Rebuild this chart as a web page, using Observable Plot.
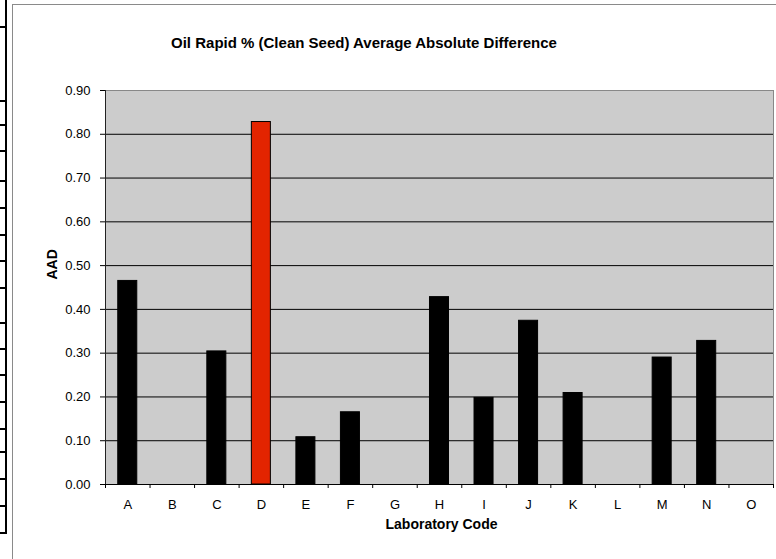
<!DOCTYPE html>
<html>
<head>
<meta charset="utf-8">
<script src="https://cdn.jsdelivr.net/npm/d3@7"></script>
<script src="https://cdn.jsdelivr.net/npm/@observablehq/plot@0.6"></script>
<style>
  html, body { margin: 0; padding: 0; background: #fff; }
  #wrap { position: relative; width: 776px; height: 559px; overflow: hidden; }
  #chart { position: absolute; left: 0; top: 0; }
  .outer { position: absolute; left: 12px; top: 4px; width: 800px; height: 600px;
           border-left: 1.5px solid #8a8a8a; border-top: 1.5px solid #8a8a8a; }
  .tbl-v { position: absolute; left: 5px; top: 0; width: 2px; background: #000; }
  .tbl-h { position: absolute; left: 0; width: 7px; height: 2px; background: #000; }
</style>
</head>
<body>
<div id="wrap">
  <div class="outer"></div>
  <div id="chart"></div>
</div>
<script>
// ---- data ----
const labs = ["A","B","C","D","E","F","G","H","I","J","K","L","M","N","O"];
const aad  = [0.465, null, 0.304, 0.828, 0.108, 0.165, null, 0.428, 0.198, 0.374, 0.209, null, 0.290, 0.328, null];
const highlight = "D";
const yTicks = [0, 0.1, 0.2, 0.3, 0.4, 0.5, 0.6, 0.7, 0.8, 0.9];
const titleText = "Oil Rapid % (Clean Seed) Average Absolute Difference";
const xTitle = "Laboratory Code";
const yTitle = "AAD";
// cropped neighbouring table rows (decoration at left edge)
const tableRows = [26, 100, 124, 150, 180, 207, 234, 260, 287, 322, 348, 374, 401, 428, 451, 478, 505, 532];

const data = labs.map((lab, i) => ({lab, i, aad: aad[i]})).filter(d => d.aad != null);
const half = 0.2135; // half bar width in category units

const font = "'Liberation Sans', Arial, sans-serif";

const chart = Plot.plot({
  width: 776,
  height: 559,
  marginLeft: 105,
  marginRight: 3,
  marginTop: 90,
  marginBottom: 75,
  x: {domain: [0, labs.length]},
  y: {domain: [0, 0.9]},
  style: {fontFamily: font, background: "transparent", color: "#000"},
  marks: [
    Plot.frame({fill: "#cccccc", stroke: null}),
    Plot.gridY(yTicks.filter(v => v > 0 && v < 0.9), {stroke: "#000", strokeOpacity: 1}),
    Plot.frame({anchor: "top", stroke: "#888"}),
    Plot.frame({anchor: "right", stroke: "#888"}),
    Plot.rectY(data, {
      x1: d => d.i + 0.5 - half,
      x2: d => d.i + 0.5 + half,
      y1: 0,
      y2: "aad",
      fill: d => d.lab === highlight ? "#e32400" : "#000",
      stroke: "#000",
      strokeWidth: 1
    }),
    Plot.frame({anchor: "left", stroke: "#222"}),
    Plot.ruleY([0], {stroke: "#000"}),
    Plot.axisY({ticks: yTicks, tickFormat: d3.format(".2f"), tickSize: 5, tickPadding: 10, fontSize: 13, label: null}),
    Plot.axisX({ticks: d3.range(labs.length + 1), tickFormat: () => "", tickSize: 4, label: null}),
    Plot.text(labs, {x: (d, i) => i + 0.5, frameAnchor: "bottom", dy: 24, fontSize: 13}),
    Plot.text([xTitle], {frameAnchor: "bottom", dx: 2, dy: 44, fontSize: 14, fontWeight: "bold"}),
    Plot.text([yTitle], {frameAnchor: "left", dx: -53, dy: -8, rotate: -90, fontSize: 14, fontWeight: "bold"}),
    Plot.text([titleText], {frameAnchor: "top-left", dx: 258.5, dy: -53.5, fontSize: 15, fontWeight: "bold", textAnchor: "middle"})
  ]
});
document.getElementById("chart").appendChild(chart);

// decoration: cropped table on the left
const wrap = document.getElementById("wrap");
const v = document.createElement("div");
v.className = "tbl-v";
v.style.height = (tableRows[tableRows.length - 1] + 2) + "px";
wrap.appendChild(v);
tableRows.forEach(y => {
  const h = document.createElement("div");
  h.className = "tbl-h";
  h.style.top = y + "px";
  wrap.appendChild(h);
});
</script>
</body>
</html>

● ● ● ● ●

Exercise requirements -> Leave every image out, and retype the material exactly.

Solution to this task ->
Rebuild this chart as a web page, using Observable Plot.
<!DOCTYPE html>
<html>
<head>
<meta charset="utf-8">
<script src="https://cdn.jsdelivr.net/npm/d3@7"></script>
<script src="https://cdn.jsdelivr.net/npm/@observablehq/plot@0.6"></script>
<style>
  html, body { margin: 0; padding: 0; background: #fff; }
  #wrap { position: relative; width: 776px; height: 559px; overflow: hidden; }
  #chart { position: absolute; left: 0; top: 0; }
  .outer { position: absolute; left: 12px; top: 4px; width: 800px; height: 600px;
           border-left: 1.5px solid #8a8a8a; border-top: 1.5px solid #8a8a8a; }
  .tbl-v { position: absolute; left: 5px; top: 0; width: 2px; background: #000; }
  .tbl-h { position: absolute; left: 0; width: 7px; height: 2px; background: #000; }
</style>
</head>
<body>
<div id="wrap">
  <div class="outer"></div>
  <div id="chart"></div>
</div>
<script>
// ---- data ----
const labs = ["A","B","C","D","E","F","G","H","I","J","K","L","M","N","O"];
const aad  = [0.465, null, 0.304, 0.828, 0.108, 0.165, null, 0.428, 0.198, 0.374, 0.209, null, 0.290, 0.328, null];
const highlight = "D";
const yTicks = [0, 0.1, 0.2, 0.3, 0.4, 0.5, 0.6, 0.7, 0.8, 0.9];
const titleText = "Oil Rapid % (Clean Seed) Average Absolute Difference";
const xTitle = "Laboratory Code";
const yTitle = "AAD";
// cropped neighbouring table rows (decoration at left edge)
const tableRows = [26, 100, 124, 150, 180, 207, 234, 260, 287, 322, 348, 374, 401, 428, 451, 478, 505, 532];

const data = labs.map((lab, i) => ({lab, i, aad: aad[i]})).filter(d => d.aad != null);
const half = 0.2135; // half bar width in category units

const font = "'Liberation Sans', Arial, sans-serif";

const chart = Plot.plot({
  width: 776,
  height: 559,
  marginLeft: 105,
  marginRight: 3,
  marginTop: 90,
  marginBottom: 75,
  x: {domain: [0, labs.length]},
  y: {domain: [0, 0.9]},
  style: {fontFamily: font, background: "transparent", color: "#000"},
  marks: [
    Plot.frame({fill: "#cccccc", stroke: null}),
    Plot.gridY(yTicks.filter(v => v > 0 && v < 0.9), {stroke: "#000", strokeOpacity: 1}),
    Plot.frame({anchor: "top", stroke: "#888"}),
    Plot.frame({anchor: "right", stroke: "#888"}),
    Plot.rectY(data, {
      x1: d => d.i + 0.5 - half,
      x2: d => d.i + 0.5 + half,
      y1: 0,
      y2: "aad",
      fill: d => d.lab === highlight ? "#e32400" : "#000",
      stroke: "#000",
      strokeWidth: 1
    }),
    Plot.frame({anchor: "left", stroke: "#222"}),
    Plot.ruleY([0], {stroke: "#000"}),
    Plot.axisY({ticks: yTicks, tickFormat: d3.format(".2f"), tickSize: 5, tickPadding: 10, fontSize: 13, label: null}),
    Plot.axisX({ticks: d3.range(labs.length + 1), tickFormat: () => "", tickSize: 4, label: null}),
    Plot.text(labs, {x: (d, i) => i + 0.5, frameAnchor: "bottom", dy: 24, fontSize: 13}),
    Plot.text([xTitle], {frameAnchor: "bottom", dx: 2, dy: 44, fontSize: 14, fontWeight: "bold"}),
    Plot.text([yTitle], {frameAnchor: "left", dx: -53, dy: -8, rotate: -90, fontSize: 14, fontWeight: "bold"}),
    Plot.text([titleText], {frameAnchor: "top-left", dx: 258.5, dy: -53.5, fontSize: 15, fontWeight: "bold", textAnchor: "middle"})
  ]
});
document.getElementById("chart").appendChild(chart);

// decoration: cropped table on the left
const wrap = document.getElementById("wrap");
const v = document.createElement("div");
v.className = "tbl-v";
v.style.height = (tableRows[tableRows.length - 1] + 2) + "px";
wrap.appendChild(v);
tableRows.forEach(y => {
  const h = document.createElement("div");
  h.className = "tbl-h";
  h.style.top = y + "px";
  wrap.appendChild(h);
});
</script>
</body>
</html>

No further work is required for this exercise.